Slide Into Luxe
I went to Slide this evening for one of the many opening parties they're hosting. The decor is magnificent. The actual bar is a glowing tortoise shell color, backed by iron bars with orange glass orbs between them like jellyfish hovering in view. The room is ringed with bottle-service booths facing inward. The booths are separated from each other and each decorated with different large fabric in colors and patterns like burgundy and dark blue, red diamonds, and gold. The DJ booth is two turntables inside a modified (white, I think) baby grand piano. The booths on the far side of the room have long, rectangular TV screens partially blocked by curtains behind them, which on the night I was there, were showing a video of peoples' feet while sitting on a park bench. It was interesting without being cheesy.
The elephant in the room is that there is no there there. (How's that for a mixed metaphor?) All the room faces inward toward the bar. There is only one patch of room that isn't sitting or bar space. Is it the dancefloor? If so, it would hold only a few dozen people. More than likely, that is just the area in which people who haven't paid for the bottle service booths are allowed to stand.

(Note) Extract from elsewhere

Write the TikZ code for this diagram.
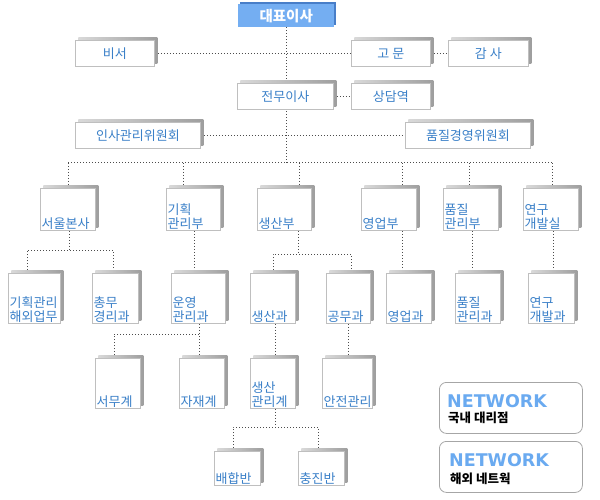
\documentclass[tikz,border=0pt]{standalone}
\usepackage{fontspec}
\setmainfont{Noto Sans CJK KR}
\newfontfamily\netfont{DejaVu Sans}
\usetikzlibrary{shadows}
\usetikzlibrary{backgrounds}
\definecolor{orgblue}{RGB}{58,128,200}
\definecolor{headfill}{RGB}{116,174,242}
\definecolor{headedge}{RGB}{72,126,200}
\definecolor{netblue}{RGB}{106,170,240}
\tikzset{
  unit/.style={
    draw=black!25, fill=white, line width=0.8pt, inner sep=0, anchor=north west,
    copy shadow={shadow xshift=3pt, shadow yshift=3pt, draw=none, left color=black!15, right color=black!38},
    font=\fontsize{13}{14}\selectfont, text=orgblue
  },
  sz/.style 2 args={minimum width=#1, minimum height=#2},
  low/.style={label={[lowtext]south west:{#1}}},
  lowtext/.style={anchor=south west, inner sep=1.5pt, align=left, text=orgblue,
    font=\fontsize{13}{14}\selectfont},
  head/.style={
    fill=headfill, draw=none, inner sep=0, anchor=north west, text=white,
    copy shadow={shadow xshift=2pt, shadow yshift=2pt, fill=headedge, draw=none},
    font=\fontsize{14.5}{16}\selectfont\bfseries
  },
  link/.style={draw=black!70, line width=1pt, dash pattern=on 1pt off 2pt},
  netbox/.style={draw=black!35, rounded corners=7pt, line width=0.8pt, anchor=north west},
  nettitle/.style={anchor=base west, inner sep=0, text=netblue, font=\netfont\bfseries\fontsize{17.5}{18}\selectfont},
  netsub/.style={anchor=base west, inner sep=0, font=\fontsize{12.5}{13}\selectfont\bfseries}
}
\begin{document}
\begin{tikzpicture}[x=1pt,y=-1pt]
\useasboundingbox (0,0) rectangle (600,500);
\node[head, sz={96}{23}] (ceo) at (238,4) {대표이사};
\node[unit, sz={79}{26}] (sec) at (75,40) {비서};
\node[unit, sz={79}{26}] (adv) at (351,40) {고 문};
\node[unit, sz={80}{26}] (aud) at (448,40) {감 사};
\node[unit, sz={96}{26}] (vp) at (237,83) {전무이사};
\node[unit, sz={79}{26}] (cons) at (351,83) {상담역};
\node[unit, sz={125}{26}] (hrc) at (75,122) {인사관리위원회};
\node[unit, sz={125}{26}] (qmc) at (405,122) {품질경영위원회};

\node[unit, sz={55}{42}, low=서울본사] (seoul) at (40,188) {};
\node[unit, sz={54}{42}, low=기획\\관리부] (plan) at (166,188) {};
\node[unit, sz={54}{42}, low=생산부] (prod) at (257,188) {};
\node[unit, sz={55}{42}, low=영업부] (sales) at (361,188) {};
\node[unit, sz={55}{42}, low=품질\\관리부] (qual) at (443,188) {};
\node[unit, sz={55}{42}, low=연구\\개발실] (rnd) at (523,188) {};

\node[unit, sz={52}{50}, low=기획관리\\해외업무] (ovs) at (8,273) {};
\node[unit, sz={46}{50}, low=총무\\경리과] (gen) at (92,273) {};
\node[unit, sz={54}{50}, low=운영\\관리과] (ops) at (171,273) {};
\node[unit, sz={45}{50}, low=생산과] (prd) at (250,273) {};
\node[unit, sz={44}{50}, low=공무과] (eng) at (326,273) {};
\node[unit, sz={45}{50}, low=영업과] (sal) at (386,273) {};
\node[unit, sz={45}{50}, low=품질\\관리과] (qc) at (455,273) {};
\node[unit, sz={46}{50}, low=연구\\개발과] (rd) at (528,273) {};

\node[unit, sz={45}{50}, low=서무계] (adm) at (95,358) {};
\node[unit, sz={45}{50}, low=자재계] (mat) at (179,358) {};
\node[unit, sz={45}{50}, low=생산\\관리계] (pm) at (250,358) {};
\node[unit, sz={50}{50}, low=안전관리] (saf) at (322,358) {};

\node[unit, sz={46}{34}, low=배합반] (mix) at (214,451) {};
\node[unit, sz={46}{34}, low=충진반] (fillg) at (298,451) {};

\node[netbox, sz={143}{51}] (net1) at (439,382) {};
\node[nettitle] (net1t) at (447,407) {NETWORK};
\node[netsub] (net1s) at (448,422) {국내 대리점};
\node[netbox, sz={143}{51}] (net2) at (439,441) {};
\node[nettitle] (net2t) at (449,466) {NETWORK};
\node[netsub] (net2s) at (450,483) {해외 네트웍};

\coordinate (d1) at (68,163);
\coordinate (d2) at (183,163);
\coordinate (d3) at (299,163);
\coordinate (d4) at (402,163);
\coordinate (d5) at (469,163);
\coordinate (d6) at (552,163);
\coordinate (s1) at (69,250);
\coordinate (s2) at (27,250);
\coordinate (s3) at (113,250);
\coordinate (p1) at (194,250);
\coordinate (q1) at (298,254);
\coordinate (q2) at (273,254);
\coordinate (q3) at (351,254);
\coordinate (r1) at (402,250);
\coordinate (r2) at (472,250);
\coordinate (r3) at (553,250);
\coordinate (o1) at (199,334);
\coordinate (o2) at (114,334);
\coordinate (m1) at (275,340);
\coordinate (m2) at (348,340);
\coordinate (k1) at (275,427);
\coordinate (k2) at (233,427);
\coordinate (k3) at (318,427);

\begin{scope}[on background layer]
\draw[link] (ceo.south) -- (ceo.south |- d1);
\draw[link] (sec) -- (adv);
\draw[link] (adv) -- (aud);
\draw[link] (vp) -- (cons);
\draw[link] (hrc) -- (qmc);
\draw[link] (d1) -- (d6);
\foreach \d/\b in {d1/seoul, d2/plan, d3/prod, d4/sales, d5/qual, d6/rnd}
  \draw[link] (\d) -- (\d |- \b.north);
\draw[link] (seoul.south -| s1) -- (s1);
\draw[link] (ovs.north -| s2) -- (s2) -- (s3) -- (gen.north -| s3);
\draw[link] (plan.south -| p1) -- (ops.north -| p1);
\draw[link] (prod.south -| q1) -- (q1);
\draw[link] (prd.north -| q2) -- (q2) -- (q3) -- (eng.north -| q3);
\draw[link] (sales.south -| r1) -- (sal.north -| r1);
\draw[link] (qual.south -| r2) -- (qc.north -| r2);
\draw[link] (rnd.south -| r3) -- (rd.north -| r3);
\draw[link] (ops.south -| o1) -- (o1);
\draw[link] (adm.north -| o2) -- (o2) -- (o1) -- (mat.north -| o1);
\draw[link] (prd.south -| m1) -- (pm.north -| m1);
\draw[link] (eng.south -| m2) -- (saf.north -| m2);
\draw[link] (pm.south -| k1) -- (k1);
\draw[link] (mix.north -| k2) -- (k2) -- (k3) -- (fillg.north -| k3);
\end{scope}
\end{tikzpicture}
\end{document}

For several years, the nightclub design scheme (though this is most definitely an ultra-lounge) has been to create an environment where everyone must purchase a bottle service table to get a good seat. It goes so far that in nightclubs such as Suite 181, 95% of all seating in the club is off-limits unless you reserve it (minimum $250 for four people). This brings clubs a lot of money, because clubs are all about status and in the new millennium status is not about being hidden away in a back VIP room but clearly visible (but not accessible) in a VIP booth.
So from an economic standpoint it makes sense. Nightclub industry magazines are all about maximizing bottle service and many design companies specialize in just that. But here we have a situation where it's a bar in which you pay to sit down. (We went at 8PM and every table was marked "reserved" yet there wasn't a single person sitting at a table. There are no bar stools.)

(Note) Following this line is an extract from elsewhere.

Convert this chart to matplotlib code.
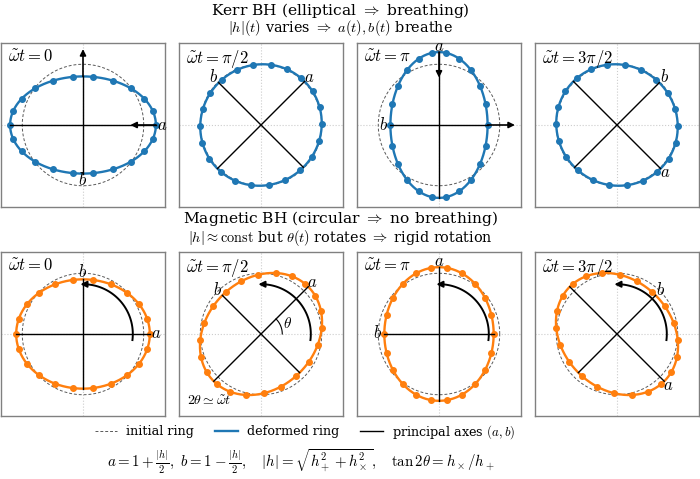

There was no drink menu. I guess when you have everyone ordering bottle service you don't need one. The way bottle service works is that they bring you the bottle (of vodka, whisky, gin, etc.) and a range of glasses and mixers so that you may pour your own drinks. So unless you're a bartender yourself and they're bringing over bitters and simple sugar, you are paying a lot more for worse drinks that you have to make yourself. But hey, you look great.

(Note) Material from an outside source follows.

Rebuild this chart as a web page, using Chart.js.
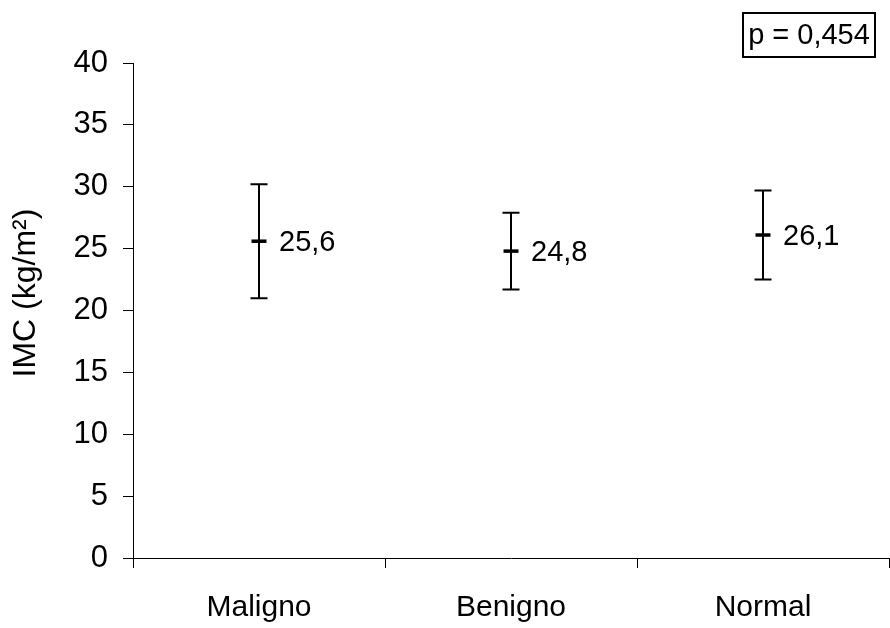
<!DOCTYPE html>
<html>
<head>
<meta charset="utf-8">
<script src="https://cdn.jsdelivr.net/npm/chart.js@4.4.1/dist/chart.umd.min.js"></script>
<style>
  html, body { margin: 0; padding: 0; background: #fff; overflow: hidden; }
  #wrap { position: absolute; left: 0; top: 0; width: 900px; height: 628px; }
</style>
</head>
<body>
<div id="wrap"><canvas id="imcChart"></canvas></div>
<script>
const grupos = ["Maligno", "Benigno", "Normal"];
const medias = [25.6, 24.8, 26.1];
const limiteSuperior = [30.2, 27.9, 29.7];
const limiteInferior = [21.0, 21.7, 22.5];
const rotulosMedia = ["25,6", "24,8", "26,1"];
const tituloY = "IMC (kg/m²)";
const textoP = "p = 0,454";

const FONT = "'Liberation Sans', Arial, sans-serif";

// barras de erro, rótulos, título do eixo e caixa do p
const errorBars = {
    id: "errorBars",
    afterDatasetsDraw(chart) {
        const ctx = chart.ctx;
        const x = chart.scales.x;
        const y = chart.scales.y;
        ctx.save();
        ctx.strokeStyle = "#000";
        ctx.lineWidth = 2;
        grupos.forEach((g, i) => {
            const px = x.getPixelForValue(i);
            const yTop = y.getPixelForValue(limiteSuperior[i]);
            const yBot = y.getPixelForValue(limiteInferior[i]);
            ctx.beginPath();
            ctx.moveTo(px, yTop); ctx.lineTo(px, yBot);
            ctx.moveTo(px - 8.5, yTop); ctx.lineTo(px + 8.5, yTop);
            ctx.moveTo(px - 8.5, yBot); ctx.lineTo(px + 8.5, yBot);
            ctx.stroke();

            ctx.fillStyle = "#000";
            ctx.font = "29px " + FONT;
            ctx.textAlign = "left";
            ctx.textBaseline = "middle";
            ctx.fillText(rotulosMedia[i], px + 20, y.getPixelForValue(medias[i]) + 2);
        });

        // título do eixo y
        ctx.save();
        ctx.translate(26, 293);
        ctx.rotate(-Math.PI / 2);
        ctx.font = "32px " + FONT;
        ctx.textAlign = "center";
        ctx.textBaseline = "middle";
        ctx.fillText(tituloY, 0, 0);
        ctx.restore();

        ctx.lineWidth = 2;
        ctx.strokeRect(743, 13, 132, 44);
        ctx.font = "29px " + FONT;
        ctx.textAlign = "center";
        ctx.textBaseline = "middle";
        ctx.fillText(textoP, 809, 36);
        ctx.restore();
    }
};

new Chart(document.getElementById("imcChart"), {
    type: "line",
    data: {
        labels: grupos,
        datasets: [{
            label: "IMC",
            data: medias,
            showLine: false,
            pointStyle: "line",
            pointRadius: 7.5,
            pointHoverRadius: 7.5,
            borderWidth: 3.5,
            borderColor: "#000",
            backgroundColor: "#000"
        }]
    },
    options: {
        responsive: true,
        maintainAspectRatio: false,
        animation: false,
        layout: { padding: { top: 63, right: 5, bottom: 0, left: 0 } },
        plugins: {
            legend: { display: false },
            tooltip: { enabled: false }
        },
        scales: {
            x: {
                type: "category",
                offset: true,
                afterFit: s => { s.height = 70; },
                grid: {
                    offset: true,
                    drawOnChartArea: false,
                    tickLength: 10,
                    color: "#000"
                },
                border: { display: true, color: "#000", width: 1 },
                ticks: {
                    padding: 22,
                    color: "#000",
                    font: { family: FONT, size: 30 }
                }
            },
            y: {
                min: 0,
                max: 40,
                afterFit: s => { s.width = 133; },
                grid: {
                    drawOnChartArea: false,
                    tickLength: 10,
                    color: "#000"
                },
                border: { display: true, color: "#000", width: 1 },
                ticks: {
                    stepSize: 5,
                    padding: 15,
                    color: "#000",
                    font: { family: FONT, size: 31 }
                }
            }
        }
    },
    plugins: [errorBars]
});
</script>
</body>
</html>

This lounge will survive provided there are enough people who want to pay for bottle service (and there definitely are), and that it is always full. It needs a scene to make it the destination it's designed for.
I knew within three minutes of being in this bar that it was beautifully done and will probably be wonderfully successful and I would probably never come here again. There is nothing wrong with it, yet I also feel no incentive to return because it's not my scene. It's well done, but it's not done for people like me. I wish them the best of luck.
The elephant in the room is that there is no there there. (How's that for a mixed metaphor?) All the room faces inward toward the bar. There is only one patch of room that isn't sitting or bar space. Is it the dancefloor? If so, it would hold only a few dozen people. More than likely, that is just the area in which people who haven't paid for the bottle service booths are allowed to stand.
For several years, the nightclub design scheme (though this is most definitely an ultra-lounge) has been to create an environment where everyone must purchase a bottle service table to get a good seat. It goes so far that in nightclubs such as Suite 181, 95% of all seating in the club is off-limits unless you reserve it (minimum $250 for four people). This brings clubs a lot of money, because clubs are all about status and in the new millennium status is not about being hidden away in a back VIP room but clearly visible (but not accessible) in a VIP booth.
So from an economic standpoint it makes sense. Nightclub industry magazines are all about maximizing bottle service and many design companies specialize in just that. But here we have a situation where it's a bar in which you pay to sit down. (We went at 8PM and every table was marked "reserved" yet there wasn't a single person sitting at a table. There are no bar stools.)
There was no drink menu. I guess when you have everyone ordering bottle service you don't need one. The way bottle service works is that they bring you the bottle (of vodka, whisky, gin, etc.) and a range of glasses and mixers so that you may pour your own drinks. So unless you're a bartender yourself and they're bringing over bitters and simple sugar, you are paying a lot more for worse drinks that you have to make yourself. But hey, you look great.
This lounge will survive provided there are enough people who want to pay for bottle service (and there definitely are), and that it is always full. It needs a scene to make it the destination it's designed for.
I knew within three minutes of being in this bar that it was beautifully done and will probably be wonderfully successful and I would probably never come here again. There is nothing wrong with it, yet I also feel no incentive to return because it's not my scene. It's well done, but it's not done for people like me. I wish them the best of luck.

2 Comments:
Their website is a disaster. All I wanted to know is the address and to look at a menu. No can do. I gather they're doing a speakeasy them just like Bourbon & Branch?
Yes, speakeasy theme, but the similarities end there. (The space was also a former speakeasy.) This is real high-end with a focus on bottle service and VIP. B&B is about cocktails, not the scene. Slide is all about the scene.